Answer: 1. The phrase "fault tolerance" means many things to many people. Typical definitions range from user processes dumping vital state to disk periodically to checkpoint/restart of running processes to elaborate recreate-process-state-from-incremental-pieces schemes to ... (you get the idea).
In the scope of Open MPI, we typically define "fault tolerance" to mean the ability to recover from one or more component failures in a well defined manner with either a transparent or application-directed mechanism. Component failures may exhibit themselves as a corrupted transmission over a faulty network interface or the failure of one or more serial or parallel processes due to a processor or node failure. Open MPI strives to provide the application with a consistent system view while still providing a production quality, high performance implementation.

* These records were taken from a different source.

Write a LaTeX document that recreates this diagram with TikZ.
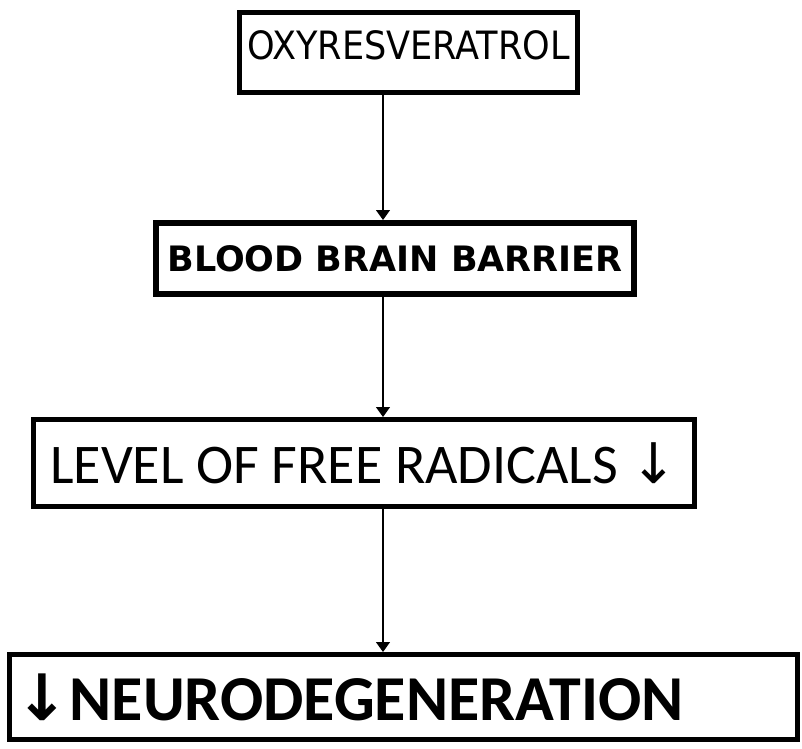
\documentclass[tikz,border=0pt]{standalone}
\usepackage{fontspec}
\setmainfont{DejaVu Sans}
\newfontfamily\calibrifont{Carlito}
\newfontfamily\condfont{DejaVu Sans Condensed}
\newfontfamily\arrowfont{DejaVu Sans}
\usetikzlibrary{arrows.meta, positioning}
\newcommand{\downarr}{{\arrowfont ↓}}
\tikzset{
  flowbox/.style={rectangle, draw=black, fill=white, line width=5pt,
    inner sep=0pt, align=center},
  arrow/.style={-{Triangle[width=14pt,length=10pt]}, line width=1.2pt, color=black}
}

\begin{document}
\begin{tikzpicture}[node distance=120pt]
  \useasboundingbox (0,0) rectangle (802pt,-748pt);
  \coordinate (axis) at (383pt,0);

  \node [flowbox, minimum width=338pt, minimum height=80pt, text depth=14pt,
    font=\fontsize{39}{46}\selectfont\condfont] (oxy) at (408.5pt,-52.5pt) {OXYRESVERATROL};
  \node [flowbox, line width=6pt, minimum width=478pt, minimum height=71pt,
    font=\fontsize{35}{42}\selectfont\bfseries,
    below=125pt of oxy, xshift=-13.5pt] (bbb) {BLOOD BRAIN BARRIER};
  \node [flowbox, minimum width=661pt, minimum height=87pt,
    font=\fontsize{56}{67}\selectfont\calibrifont,
    below=120pt of bbb, xshift=-31pt] (radicals) {LEVEL OF FREE RADICALS \downarr};
  \node [flowbox, minimum width=788pt, minimum height=85pt, text width=775pt, align=left,
    font=\fontsize{64}{76}\selectfont\calibrifont\bfseries,
    below=143pt of radicals, xshift=39.5pt] (neuro) {\downarr NEURODEGENERATION};

  \draw [arrow] (oxy.south -| axis) -- (bbb.north -| axis);
  \draw [arrow] (bbb.south -| axis) -- (radicals.north -| axis);
  \draw [arrow] (radicals.south -| axis) -- (neuro.north -| axis);
\end{tikzpicture}
\end{document}
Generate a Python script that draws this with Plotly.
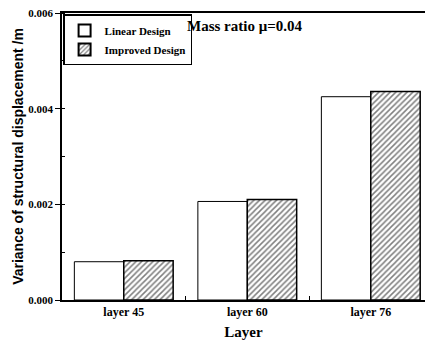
import plotly.graph_objects as go

categories = ["layer 45", "layer 60", "layer 76"]
linear_design = [0.00080, 0.00206, 0.00425]
improved_design = [0.00082, 0.00210, 0.00436]
y_ticks = [0.000, 0.002, 0.004, 0.006]
y_tick_labels = ["0.000", "0.002", "0.004", "0.006"]

serif = "Times New Roman"
sans = "Arial"

fig = go.Figure()
fig.add_trace(go.Bar(
    x=categories, y=linear_design, name="<b>Linear Design</b>",
    marker=dict(color="white", line=dict(color="black", width=1)),
))
fig.add_trace(go.Bar(
    x=categories, y=improved_design, name="<b>Improved Design</b>",
    marker=dict(color="white", line=dict(color="black", width=1.5),
                pattern=dict(shape="/", fgcolor="black", bgcolor="white",
                             size=4, solidity=0.38)),
))

fig.add_annotation(
    text="<b>Mass ratio μ=0.04</b>", xref="paper", yref="paper",
    x=0.34, y=0.955, xanchor="left", yanchor="middle", showarrow=False,
    font=dict(family=serif, size=15, color="black"),
)

fig.update_layout(
    width=425, height=347,
    margin=dict(l=62, r=0, t=13, b=47),
    paper_bgcolor="white", plot_bgcolor="white",
    barmode="group", bargap=0.2, bargroupgap=0,
    showlegend=True,
    legend=dict(x=0.003, y=0.995, xanchor="left", yanchor="top",
                bordercolor="black", borderwidth=1.5, bgcolor="white",
                font=dict(family=serif, size=11, color="black"),
                traceorder="normal", itemsizing="constant",
                tracegroupgap=0, itemwidth=30),
    font=dict(family=serif, color="black"),
)

fig.update_xaxes(
    range=[-0.5, 2.439],
    showline=True, linecolor="black", linewidth=1.5, mirror=True,
    ticks="inside", tickson="boundaries", ticklen=4, tickcolor="black",
    tickfont=dict(family=serif, size=12, color="black"),
    title=dict(text="<b>Layer</b>", font=dict(family=serif, size=15, color="black"), standoff=8),
    showgrid=False,
    tickprefix="<b>", ticksuffix="</b>",
)
fig.update_yaxes(
    range=[0, 0.006],
    tickvals=y_ticks, ticktext=[f"<b>{t}</b>" for t in y_tick_labels],
    showline=True, linecolor="black", linewidth=1.5, mirror=False,
    ticks="outside", ticklen=5, tickcolor="black",
    minor=dict(ticks="inside", ticklen=3, tickcolor="black", dtick=0.001, showgrid=False),
    tickfont=dict(family=serif, size=11, color="black"),
    title=dict(text="<b>Variance of structural displacement /m</b>",
               font=dict(family=sans, size=14, color="black"), standoff=1),
    showgrid=False, zeroline=False,
)

fig.write_html("out.html")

Yes, that's pretty much as all-inclusive as possible -- intentionally so! Remember that in addition to being a production-quality MPI implementation, Open MPI is also a vehicle for research. So while some forms of "fault tolerance" are more widely accepted and used, others are certainly of valid academic interest.
Answer: 2. Open MPI plans on supporting the following fault tolerance techniques:
* Coordinated and uncoordinated process checkpoint and restart. Similar to those implemented in LAM/MPI and MPICH-V, respectively.
* Message logging techniques. Similar to those implemented in MPICH-V
* Data Reliability and network fault tolerance. Similar to those implemented in LA-MPI
* User directed, and communicator driven fault tolerance. Similar to those implemented in FT-MPI.
The Open MPI team will not limit their fault tolerance techniques to those mentioned above, but intend on extending beyond them in the future.